眼前有景道不得,李白是因为“崔颢题诗在上头”。而笔者今天脑子里诗意全无又是因为什么呢?把责任再次推给了互联网。一直以来,对碎片化阅读的检讨只是认为它令我们的思考能力大大降低,可没有想到连审美也受到了这么大的影响。看了太多简单直截的观点性表达之后,似乎已经不太会领略含蓄蕴藉之美了,无论是字面上,还是风景里。

当然,并不是说面对美景时大段地背诵唐诗宋词就是诗意了,只是觉得我好像已经失去了用文学或者艺术的方式表达感受的习惯。“大海啊全都是水,骏马啊四条腿,天空啊万里云”,这种粗鄙化的表达更容易博得掌声的时候,你来一句“云无心以出岫,鸟倦飞而知还”,就显得不够“潇洒”了。

2014年诺贝尔文学奖获得者、法国作家帕特里克·莫迪亚诺曾经提出过这样的问题:“和互联网、移动电话、伊妹儿和推特共同诞生并成长的一代,会怎样利用文学来表达他们对当今世界的体会?”在莫迪亚诺看来,在这个世界,人们永远保持“在线”,社交网络蚕食了人与人之间的亲密性和种种秘密的存在基础。“这些秘密不久前是我们这一代作家的文学领土——它们给个人以深度和复杂性,也因此可以成为我们文学作品的主题。”

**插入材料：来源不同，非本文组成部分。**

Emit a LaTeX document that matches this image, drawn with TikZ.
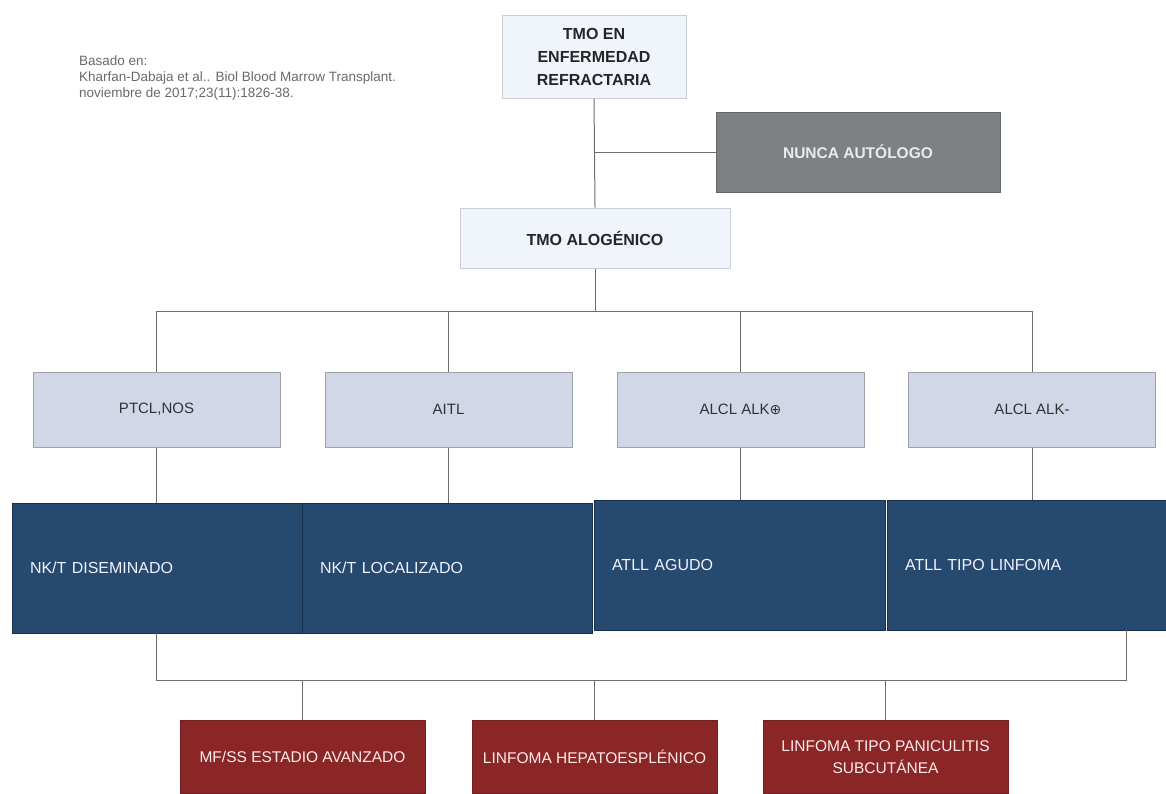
\documentclass[tikz,border=0pt]{standalone}
\usepackage{fontspec}
\setmainfont{Liberation Sans}
\newfontfamily\dejavu{DejaVu Sans}
\definecolor{lightbox}{HTML}{F0F5FC}
\definecolor{lightborder}{HTML}{C9CED6}
\definecolor{graybox}{HTML}{7D8183}
\definecolor{lavbox}{HTML}{D1D7E7}
\definecolor{lavborder}{HTML}{9CA2AE}
\definecolor{navybox}{HTML}{25496F}
\definecolor{navyborder}{HTML}{172E4C}
\definecolor{redbox}{HTML}{8A2626}
\definecolor{linecol}{HTML}{6E6E6E}
\definecolor{citecol}{HTML}{6A6A6A}
\tikzset{
  basebox/.style={rectangle, inner sep=2pt, align=center},
  topbox/.style={basebox, fill=lightbox, draw=lightborder, line width=1pt, font=\fontsize{16}{23}\selectfont\bfseries, text=black!85},
  graystyle/.style={basebox, fill=graybox, draw=graybox!80!black, line width=1pt, font=\fontsize{15.5}{18}\selectfont\bfseries, text=white!92!black},
  lavstyle/.style={basebox, fill=lavbox, draw=lavborder, line width=1pt, minimum width=247pt, minimum height=75pt, font=\fontsize{15}{18}\selectfont, text=black!80},
  navystyle/.style={rectangle, fill=navybox, draw=navyborder, line width=1pt, minimum height=130pt, inner xsep=18pt, align=left, font=\fontsize{16}{19}\selectfont, text=white!95!blue},
  redstyle/.style={basebox, fill=redbox, draw=redbox!85!black, line width=1pt, minimum width=245pt, minimum height=73pt, font=\fontsize{15.5}{22}\selectfont, text=white!92!red},
  conn/.style={draw=linecol, line width=1pt}
}
\begin{document}
\begin{tikzpicture}[x=1pt,y=-1pt]
\useasboundingbox[fill=white] (0,0) rectangle (1166,793);
% citation
\node[anchor=north west, align=left, font=\fontsize{13.5}{16}\selectfont, text=citecol, inner sep=0pt] (cite) at (79,56)
  {Basado en:\\Kharfan-Dabaja et al.. Biol Blood Marrow Transplant.\\noviembre de 2017;23(11):1826-38.};
% top
\node[topbox, minimum width=184pt, minimum height=83pt] (top) at (594,56.5) {TMO EN\\ENFERMEDAD\\REFRACTARIA};
\node[graystyle, minimum width=284pt, minimum height=80pt] (nunca) at (858,152) {NUNCA AUTÓLOGO};
\node[topbox, minimum width=270pt, minimum height=60pt] (alo) at (595,238) {TMO ALOGÉNICO};
% second row
\node[lavstyle] (ptcl) at (156.5,409.5) {PTCL,NOS};
\node[lavstyle] (aitl) at (448.5,409.5) {AITL};
\node[lavstyle] (alkp) at (740.5,409.5) {ALCL ALK{\dejavu\fontsize{14}{18}\selectfont ⊕}};
\node[lavstyle] (alkm) at (1032,409.5) {ALCL ALK-};
% navy row
\node[navystyle, minimum width=290pt, text width=254pt] (nkd) at (157,568) {NK/T DISEMINADO};
\node[navystyle, minimum width=290pt, text width=254pt] (nkl) at (447,568) {NK/T LOCALIZADO};
\node[navystyle, minimum width=291pt, text width=255pt] (atlla) at (739.5,565) {ATLL AGUDO};
\node[navystyle, minimum width=281pt, text width=245pt] (atllt) at (1027.5,565) {ATLL TIPO LINFOMA};
% red row
\node[redstyle] (mfss) at (302.5,757) {MF/SS ESTADIO AVANZADO};
\node[redstyle] (hepa) at (594.5,757) {LINFOMA HEPATOESPLÉNICO};
\node[redstyle] (pani) at (885.5,757) {LINFOMA TIPO PANICULITIS\\SUBCUTÁNEA};
% connectors top
\draw[conn] (top.south) -- (alo.north);
\draw[conn] (top.south |- nunca.west) -- (nunca.west);
\coordinate (busA) at (595,311);
\draw[conn] (alo.south) -- (busA);
\draw[conn] (ptcl.north) -- (ptcl.north |- busA) -- (alkm.north |- busA) -- (alkm.north);
\draw[conn] (aitl.north |- busA) -- (aitl.north);
\draw[conn] (alkp.north |- busA) -- (alkp.north);
% second row to navy
\draw[conn] (ptcl.south) -- (ptcl.south |- nkd.north);
\draw[conn] (aitl.south) -- (aitl.south |- nkl.north);
\draw[conn] (alkp.south) -- (alkp.south |- atlla.north);
\draw[conn] (alkm.south) -- (alkm.south |- atllt.north);
% lower bus
\coordinate (busB) at (595,680);
\coordinate (lb) at (156.5,633);
\coordinate (rb) at (1126,630);
\draw[conn] (lb) -- (lb |- busB) -- (rb |- busB) -- (rb);
\draw[conn] (mfss.north |- busB) -- (mfss.north);
\draw[conn] (hepa.north |- busB) -- (hepa.north);
\draw[conn] (pani.north |- busB) -- (pani.north);
\end{tikzpicture}
\end{document}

十几年前去杭州采访,就住在西湖边上,入住的时候天已经黑了,等开完会再写完报道,已经是下半夜了,还没有看到西湖的风景。可怎么也睡不着,就是因为已经身在西湖,想象着这是苏轼的西湖、白居易的西湖……眼前无景,仍有诗意。这同样是莫迪亚诺所说的“秘密”,我们靠与历史、与经典文学作品的连接形成的一种审美的默契。很多人在呼唤“诗和远方”,慨叹自己被喧嚣的都市和忙乱的生活困住了,但很有可能是我们主动断了与诗意的连接,被我们自己困住了。休个长假,去一次远方,并不是很难,可足迹能到的地方,心却未必能至。旅游归来,尘世的喧嚣依然扑面而来。

莫迪亚诺说:“我们都可能成为诗人,当你面对辽阔的世界高扬灵魂的旗帜,当你无拘无束地让发自内心的欢笑、歌哭、呐喊和叹息在人海中激起回声,当你的心弦因真情的呼唤而颤动……是的,假如你能够感受到生活中的诗意,你就永远不要悲哀,你可以和骄傲的先哲们在一起,吟咏童话一般的诗。”